What the exercise asks |
Write out the material below again, unchanged.

begin Data shown

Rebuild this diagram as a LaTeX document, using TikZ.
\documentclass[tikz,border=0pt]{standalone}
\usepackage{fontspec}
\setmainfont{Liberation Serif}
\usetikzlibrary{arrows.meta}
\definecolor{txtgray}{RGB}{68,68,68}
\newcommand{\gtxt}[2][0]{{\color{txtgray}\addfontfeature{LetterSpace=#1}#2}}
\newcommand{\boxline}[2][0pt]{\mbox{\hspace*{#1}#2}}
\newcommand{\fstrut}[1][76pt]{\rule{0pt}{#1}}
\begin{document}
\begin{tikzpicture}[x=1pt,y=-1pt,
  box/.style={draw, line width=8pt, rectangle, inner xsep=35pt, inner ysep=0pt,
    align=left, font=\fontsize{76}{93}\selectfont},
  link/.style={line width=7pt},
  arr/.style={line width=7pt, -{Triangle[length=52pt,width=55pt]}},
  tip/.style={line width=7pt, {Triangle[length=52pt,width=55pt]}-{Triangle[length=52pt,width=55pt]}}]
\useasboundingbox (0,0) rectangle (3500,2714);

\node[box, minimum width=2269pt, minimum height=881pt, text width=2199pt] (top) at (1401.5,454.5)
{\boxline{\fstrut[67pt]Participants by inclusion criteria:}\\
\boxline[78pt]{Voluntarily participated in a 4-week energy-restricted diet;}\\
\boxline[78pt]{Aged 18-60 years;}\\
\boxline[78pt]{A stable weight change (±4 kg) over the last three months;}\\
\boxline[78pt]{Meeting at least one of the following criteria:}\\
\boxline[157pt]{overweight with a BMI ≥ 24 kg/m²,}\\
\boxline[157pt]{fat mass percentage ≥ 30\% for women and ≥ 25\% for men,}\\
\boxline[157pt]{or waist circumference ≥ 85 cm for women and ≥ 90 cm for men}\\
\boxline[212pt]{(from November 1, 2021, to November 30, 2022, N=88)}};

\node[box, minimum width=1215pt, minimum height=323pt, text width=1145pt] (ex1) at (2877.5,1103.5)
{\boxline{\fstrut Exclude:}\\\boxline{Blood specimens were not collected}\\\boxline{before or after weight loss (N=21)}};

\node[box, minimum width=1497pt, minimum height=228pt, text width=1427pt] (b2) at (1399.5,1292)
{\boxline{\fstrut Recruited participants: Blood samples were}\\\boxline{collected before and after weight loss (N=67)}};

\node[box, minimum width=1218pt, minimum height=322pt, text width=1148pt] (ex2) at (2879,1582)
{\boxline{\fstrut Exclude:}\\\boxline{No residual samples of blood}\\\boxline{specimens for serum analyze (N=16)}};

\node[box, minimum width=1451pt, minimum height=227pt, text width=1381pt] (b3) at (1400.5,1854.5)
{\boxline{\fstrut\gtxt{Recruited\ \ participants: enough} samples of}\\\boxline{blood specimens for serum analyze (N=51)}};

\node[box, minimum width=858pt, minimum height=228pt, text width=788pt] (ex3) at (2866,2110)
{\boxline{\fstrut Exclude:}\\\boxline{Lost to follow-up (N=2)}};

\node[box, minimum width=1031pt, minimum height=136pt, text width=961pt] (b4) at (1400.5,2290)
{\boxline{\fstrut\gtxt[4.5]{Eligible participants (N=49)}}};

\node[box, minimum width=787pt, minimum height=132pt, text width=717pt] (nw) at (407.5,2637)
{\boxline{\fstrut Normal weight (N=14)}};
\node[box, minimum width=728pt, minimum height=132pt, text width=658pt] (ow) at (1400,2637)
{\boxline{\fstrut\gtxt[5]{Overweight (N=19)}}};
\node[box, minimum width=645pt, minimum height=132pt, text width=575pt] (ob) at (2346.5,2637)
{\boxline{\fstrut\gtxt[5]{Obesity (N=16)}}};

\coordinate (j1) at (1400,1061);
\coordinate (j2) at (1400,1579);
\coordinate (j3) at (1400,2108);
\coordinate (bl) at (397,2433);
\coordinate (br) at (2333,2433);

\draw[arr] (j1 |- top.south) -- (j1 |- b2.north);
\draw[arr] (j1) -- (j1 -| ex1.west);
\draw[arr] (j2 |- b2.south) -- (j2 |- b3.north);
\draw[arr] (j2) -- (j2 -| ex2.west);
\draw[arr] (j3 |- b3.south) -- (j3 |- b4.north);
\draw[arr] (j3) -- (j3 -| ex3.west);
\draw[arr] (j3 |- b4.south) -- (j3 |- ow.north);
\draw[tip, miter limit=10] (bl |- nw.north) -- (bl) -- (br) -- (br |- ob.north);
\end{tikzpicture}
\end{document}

end Data shown

Solution for this exercise |
Rebuild this diagram as a LaTeX document, using TikZ.
\documentclass[tikz,border=0pt]{standalone}
\usepackage{fontspec}
\setmainfont{Liberation Serif}
\usetikzlibrary{arrows.meta}
\definecolor{txtgray}{RGB}{68,68,68}
\newcommand{\gtxt}[2][0]{{\color{txtgray}\addfontfeature{LetterSpace=#1}#2}}
\newcommand{\boxline}[2][0pt]{\mbox{\hspace*{#1}#2}}
\newcommand{\fstrut}[1][76pt]{\rule{0pt}{#1}}
\begin{document}
\begin{tikzpicture}[x=1pt,y=-1pt,
  box/.style={draw, line width=8pt, rectangle, inner xsep=35pt, inner ysep=0pt,
    align=left, font=\fontsize{76}{93}\selectfont},
  link/.style={line width=7pt},
  arr/.style={line width=7pt, -{Triangle[length=52pt,width=55pt]}},
  tip/.style={line width=7pt, {Triangle[length=52pt,width=55pt]}-{Triangle[length=52pt,width=55pt]}}]
\useasboundingbox (0,0) rectangle (3500,2714);

\node[box, minimum width=2269pt, minimum height=881pt, text width=2199pt] (top) at (1401.5,454.5)
{\boxline{\fstrut[67pt]Participants by inclusion criteria:}\\
\boxline[78pt]{Voluntarily participated in a 4-week energy-restricted diet;}\\
\boxline[78pt]{Aged 18-60 years;}\\
\boxline[78pt]{A stable weight change (±4 kg) over the last three months;}\\
\boxline[78pt]{Meeting at least one of the following criteria:}\\
\boxline[157pt]{overweight with a BMI ≥ 24 kg/m²,}\\
\boxline[157pt]{fat mass percentage ≥ 30\% for women and ≥ 25\% for men,}\\
\boxline[157pt]{or waist circumference ≥ 85 cm for women and ≥ 90 cm for men}\\
\boxline[212pt]{(from November 1, 2021, to November 30, 2022, N=88)}};

\node[box, minimum width=1215pt, minimum height=323pt, text width=1145pt] (ex1) at (2877.5,1103.5)
{\boxline{\fstrut Exclude:}\\\boxline{Blood specimens were not collected}\\\boxline{before or after weight loss (N=21)}};

\node[box, minimum width=1497pt, minimum height=228pt, text width=1427pt] (b2) at (1399.5,1292)
{\boxline{\fstrut Recruited participants: Blood samples were}\\\boxline{collected before and after weight loss (N=67)}};

\node[box, minimum width=1218pt, minimum height=322pt, text width=1148pt] (ex2) at (2879,1582)
{\boxline{\fstrut Exclude:}\\\boxline{No residual samples of blood}\\\boxline{specimens for serum analyze (N=16)}};

\node[box, minimum width=1451pt, minimum height=227pt, text width=1381pt] (b3) at (1400.5,1854.5)
{\boxline{\fstrut\gtxt{Recruited\ \ participants: enough} samples of}\\\boxline{blood specimens for serum analyze (N=51)}};

\node[box, minimum width=858pt, minimum height=228pt, text width=788pt] (ex3) at (2866,2110)
{\boxline{\fstrut Exclude:}\\\boxline{Lost to follow-up (N=2)}};

\node[box, minimum width=1031pt, minimum height=136pt, text width=961pt] (b4) at (1400.5,2290)
{\boxline{\fstrut\gtxt[4.5]{Eligible participants (N=49)}}};

\node[box, minimum width=787pt, minimum height=132pt, text width=717pt] (nw) at (407.5,2637)
{\boxline{\fstrut Normal weight (N=14)}};
\node[box, minimum width=728pt, minimum height=132pt, text width=658pt] (ow) at (1400,2637)
{\boxline{\fstrut\gtxt[5]{Overweight (N=19)}}};
\node[box, minimum width=645pt, minimum height=132pt, text width=575pt] (ob) at (2346.5,2637)
{\boxline{\fstrut\gtxt[5]{Obesity (N=16)}}};

\coordinate (j1) at (1400,1061);
\coordinate (j2) at (1400,1579);
\coordinate (j3) at (1400,2108);
\coordinate (bl) at (397,2433);
\coordinate (br) at (2333,2433);

\draw[arr] (j1 |- top.south) -- (j1 |- b2.north);
\draw[arr] (j1) -- (j1 -| ex1.west);
\draw[arr] (j2 |- b2.south) -- (j2 |- b3.north);
\draw[arr] (j2) -- (j2 -| ex2.west);
\draw[arr] (j3 |- b3.south) -- (j3 |- b4.north);
\draw[arr] (j3) -- (j3 -| ex3.west);
\draw[arr] (j3 |- b4.south) -- (j3 |- ow.north);
\draw[tip, miter limit=10] (bl |- nw.north) -- (bl) -- (br) -- (br |- ob.north);
\end{tikzpicture}
\end{document}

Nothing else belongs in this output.